Our apartments are rent stabilized. In New York, with non-rent stabilized apartments, a landlord can raise the rent to whatever he or she wishes and is not required to offer a renewal lease. So rent-stabilized apartments are Holy Grails. By law, a landlord must offer a renewal lease for a rent-stabilized apartment and can only raise the rent a certain percentage until that tenant moves out. Once a tenant does move, a landlord can make ‘improvements’ to the apartment and submit to the city for approval of a new, higher rent. Once an apartment is ‘improved’ past a value of $2,000, it is no longer rent-stabilized. They can charge full market value. This is a quick explanation for a complicated law and it’s as I understand it from reading Tenant’s Rights websites. I may very well be missing some nuances. I am no lawyer.
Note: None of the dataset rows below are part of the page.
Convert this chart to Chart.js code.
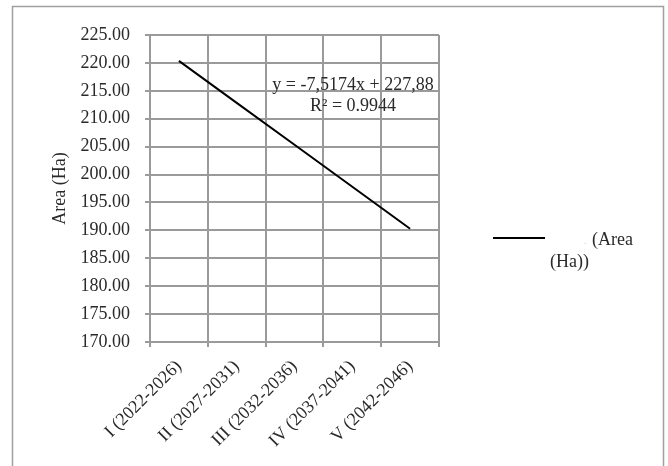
<!DOCTYPE html>
<html>
<head>
<meta charset="utf-8">
<script src="https://cdn.jsdelivr.net/npm/chart.js@4"></script>
<style>
  html, body { margin: 0; padding: 0; background: #fff; }
  #wrap { width: 668px; height: 466px; }
</style>
</head>
<body>
<div id="wrap"><canvas id="chart" width="668" height="466"></canvas></div>
<script>
// data
const periods = ['I (2022-2026)', 'II (2027-2031)', 'III (2032-2036)', 'IV (2037-2041)', 'V (2042-2046)'];
const areaTrend = [220.36, 212.85, 205.33, 197.81, 190.29];
const trendEquation = 'y = -7,5174x + 227,88';
const trendR2 = 'R² = 0.9944';
const legendLines = ['(Area', '(Ha))'];

const serif = '"Liberation Serif", "Times New Roman", serif';
const gridColor = '#9a9a9a';
const textColor = '#2a2a2a';

// frame, trend label and the custom legend
const extras = {
  id: 'extras',
  beforeDraw(chart) {
    const ctx = chart.ctx;
    ctx.save();
    ctx.fillStyle = '#fff';
    ctx.fillRect(0, 0, chart.width, chart.height);
    ctx.strokeStyle = '#a0a0a0';
    ctx.lineWidth = 1.5;
    ctx.strokeRect(12.5, 6.5, 651, 480);
    ctx.restore();
  },
  afterDraw(chart) {
    const ctx = chart.ctx;
    const area = chart.chartArea;
    ctx.save();
    ctx.font = '18px ' + serif;
    ctx.fillStyle = textColor;
    ctx.textBaseline = 'middle';
    ctx.textAlign = 'center';
    ctx.fillText(trendEquation, area.left + 203, area.top + 50);
    ctx.fillText(trendR2, area.left + 203, area.top + 71);

    // legend
    ctx.strokeStyle = '#000';
    ctx.lineWidth = 2;
    ctx.beginPath();
    ctx.moveTo(493, 238);
    ctx.lineTo(545, 238);
    ctx.stroke();
    ctx.textAlign = 'left';
    ctx.fillText(legendLines[0], 592, 240);
    ctx.fillText(legendLines[1], 550, 262);
    ctx.fillStyle = '#ccc';
    ctx.font = '10px ' + serif;
    ctx.fillText('.', 584, 241);
    ctx.restore();
  }
};

new Chart(document.getElementById('chart'), {
  type: 'line',
  data: {
    labels: periods,
    datasets: [{
      label: '(Area (Ha))',
      data: areaTrend,
      borderColor: '#000',
      borderWidth: 2,
      pointRadius: 0,
      tension: 0,
      fill: false
    }]
  },
  options: {
    responsive: false,
    animation: false,
    layout: { padding: { left: 40, top: 35, right: 229, bottom: 0 } },
    plugins: {
      legend: { display: false },
      tooltip: { enabled: false }
    },
    scales: {
      x: {
        offset: true,
        grid: { offset: true, color: gridColor, lineWidth: 2, tickLength: 5 },
        border: { color: gridColor, width: 2 },
        ticks: {
          autoSkip: false,
          minRotation: 45,
          maxRotation: 45,
          padding: 9,
          color: textColor,
          font: { family: serif, size: 18 }
        },
        afterFit(scale) { scale.height = 124; }
      },
      y: {
        min: 170,
        max: 225,
        grid: { color: gridColor, lineWidth: 2, tickLength: 5 },
        border: { color: gridColor, width: 2 },
        ticks: {
          stepSize: 5,
          padding: 15,
          color: textColor,
          font: { family: serif, size: 18 },
          callback: (v) => v.toFixed(2)
        },
        title: {
          display: true,
          text: 'Area (Ha)',
          color: textColor,
          font: { family: serif, size: 18 },
          padding: { top: 9, bottom: 0 }
        },
        afterFit(scale) { scale.width = 110; }
      }
    }
  },
  plugins: [extras]
});
</script>
</body>
</html>
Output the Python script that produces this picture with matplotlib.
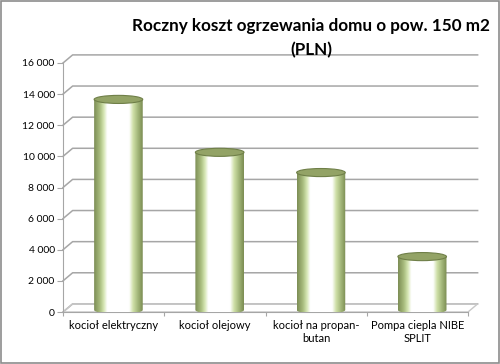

I do know that in our building, the highest rent is $1790. The lowest is about $300. These tenants have been in the building since the late ‘70’s. Landlords are, to say the least, not fans of rent stabilization and it’s obvious why if someone is paying them $1400 less than the landlord could be getting for an apartment.
We pay $1600 for our one bedroom, the second highest rate in the building. Given all of this, I can’t help but wonder if the landlord is trying to freeze out the tenants who are paying so far below market value. Or us, so he can hike the rent above stabilization rates. I have no evidence, except common sense. I think it’s highly improbable that a good-faith effort to replace the boiler would take the entire winter. Does the landlord not have the money for a new boiler? Is he suffering from some awful malaise? Is he simply trying to raise incompetence to an art form? Questions abound.
And we are still cold.
On Tuesday, February 24, we held a tenants’ meeting in the freezing stairwell of our building. It lasted two hours. Wednesday, February 25, we saw a lawyer together and discussed our options. Take the landlord to Housing Court, which the lawyer has said will be a lengthy process as most judges will begin by giving him a month at least to correct the problem, even though this has been going on all winter. Rent strike. All of us stop paying. This does open us to eviction proceedings for nonpayment of rent. Try and get HPD to move on installing the boiler, probably our best bet. We will decide this week and let our lawyer know.
Thankfully, there are no children living here. Nobody is rich and nobody is poor. My boyfriend edits audio books from our apartment and I write fiction. I have published eight short stories, been paid once. My agent is shopping my novel, but in this economy I probably have a better chance of finding Jimmy Hoffa than selling a first book. I work forty hours a week as a receptionist. One woman works for a nonprofit, another in a hospital. One man is retired. One designs software. Another is a graphic artist. One woman is a dentist-turned-pathologist.
We all get that there are people far worse off than we are. We do. We just want what our rent entitles us to by law—decent living conditions. Some shred of decency in the landlord would be nice, but if you ain’t got it, you ain’t got it.